Since May, the group has raised oil output little by little, after slashing it more than a year ago when the coronavirus pandemic crushed demand.
At stake is the current proposal that would see the world’s leading oil producers raise their output by 400,000 barrels per day (bpd) each month from August to December.
That would add a further two million bpd to markets by the end of the year, helping to fuel a hoped-for recovery in the global economy as the coronavirus pandemic is brought under control.
But that plan risks being delayed or even failing over a further proposal to extend the cap on incremental increases through to the end of 2022.
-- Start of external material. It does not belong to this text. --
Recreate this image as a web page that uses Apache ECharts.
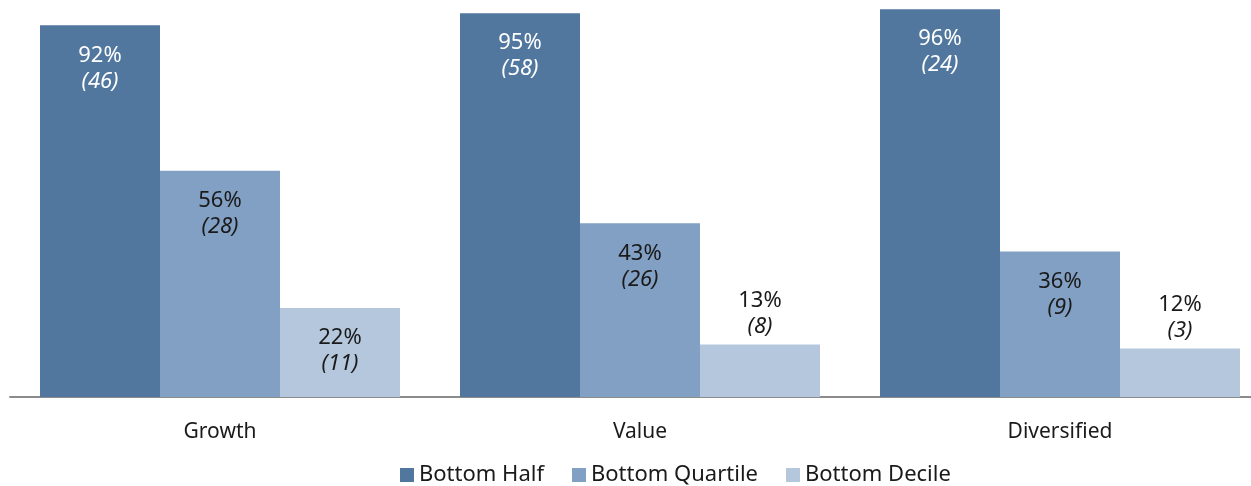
<!DOCTYPE html>
<html>
<head>
<meta charset="utf-8">
<script src="https://cdn.jsdelivr.net/npm/echarts@6/dist/echarts.min.js"></script>
<style>html,body{margin:0;padding:0;background:#fff}#c{width:1251px;height:486px}</style>
</head>
<body>
<div id="c"></div>
<script>
const categories = ['Growth', 'Value', 'Diversified'];
const seriesNames = ['Bottom Half', 'Bottom Quartile', 'Bottom Decile'];
const bottomHalfPct = [92, 95, 96];
const bottomHalfCount = [46, 58, 24];
const bottomQuartilePct = [56, 43, 36];
const bottomQuartileCount = [28, 26, 9];
const bottomDecilePct = [22, 13, 12];
const bottomDecileCount = [11, 8, 3];

const colors = ['#51779f', '#82a0c4', '#b4c7dd'];
const labelColors = ['#ffffff', '#1a1a1a', '#1a1a1a'];
const FONT = '"Source Sans Pro", "Noto Sans", sans-serif';

function makeSeries(name, pcts, counts, idx) {
  const rich = {
    a: { fontSize: 22, lineHeight: 26, color: labelColors[idx], fontFamily: FONT },
    b: { fontSize: 22, lineHeight: 26, fontStyle: 'italic', color: labelColors[idx], fontFamily: FONT }
  };
  return {
    name: name,
    type: 'bar',
    barWidth: 120,
    barGap: '0%',
    barCategoryGap: '14.2857%',
    itemStyle: { color: colors[idx] },
    data: pcts.map((v, i) => {
      const d = { value: v };
      if (v < 15) {
        d.label = { position: 'top', distance: 5 };
      }
      return d;
    }),
    label: {
      show: true,
      position: 'insideTop',
      distance: 17,
      formatter: p => '{a|' + p.value + '%}\n{b|(' + counts[p.dataIndex] + ')}',
      rich: rich
    }
  };
}

const chart = echarts.init(document.getElementById('c'), null, { renderer: 'canvas' });
chart.setOption({
  animation: false,
  textStyle: { fontFamily: FONT },
  grid: { left: 10, width: 1260, top: 0, bottom: 89, containLabel: false, outerBoundsMode: 'none' },
  legend: {
    top: 464,
    left: 400,
    padding: 0,
    itemWidth: 14,
    itemHeight: 14,
    itemGap: 28,
    icon: 'rect',
    textStyle: { fontSize: 22, color: '#1a1a1a', fontFamily: FONT },
    data: seriesNames
  },
  xAxis: {
    type: 'category',
    data: categories,
    axisLine: { lineStyle: { color: '#8c8c8c', width: 2 } },
    axisTick: { show: false },
    axisLabel: { fontSize: 21, color: '#1a1a1a', margin: 25, fontFamily: FONT }
  },
  yAxis: {
    type: 'value',
    min: 0,
    max: 98.27,
    show: false,
    splitLine: { show: false }
  },
  series: [
    makeSeries(seriesNames[0], bottomHalfPct, bottomHalfCount, 0),
    makeSeries(seriesNames[1], bottomQuartilePct, bottomQuartileCount, 1),
    makeSeries(seriesNames[2], bottomDecilePct, bottomDecileCount, 2)
  ]
});
</script>
</body>
</html>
“The market is now fearing several scenarios,” said Bjarne Schieldrop, a Norway-based analyst with SEB.
In one, there is no deal and no increase in production, sending oil prices shooting up, he said. Another sees a “free-for-all (in) production and a collapse in the oil price”. The hold-out is the United Arab Emirates, which on Sunday criticised the terms of that extension as unjust.
A video conference between OPEC members and their 10 allies was due to begin at 1300 GMT on Monday, but the meeting was called off a few hours later with no new date set.
Oil prices, which had already been sliding over concerns about the global economy, slumped in April 2020 when the coronavirus spread around the world and battered global consumption, transport and supply chains. OPEC+ decided to withdraw 9.7mn bpd from the market and to gradually restore supplies by the end of April 2022.
The April 2022 deal on capping output now seems too close, and some members want to extend the period until December 2022 – and this is what Abu Dhabi objects to.
It was this issue that caused last week’s talks to break down. The meetings, more used to big hitters Russia and Saudi Arabia setting the agenda, were confronted with the UAE’s refusal to toe the line.
“It is the whole group versus one country, which is sad to me,” Saudi Energy Minister Abdulaziz bin Salman told Bloomberg TV.
In a separate interview with Al-Arabiya television aired late on Sunday, Prince Abdulaziz called for “a bit of rationality and a bit of compromise” ahead of Monday’s meeting.
Analyst Helima Croft, of RBC Capital Markets, went further. “The prospect of a no-deal outcome – as well as a UAE OPEC exit – has risen materially, even if it has not yet fully entered into firm base-case territory,” she wrote.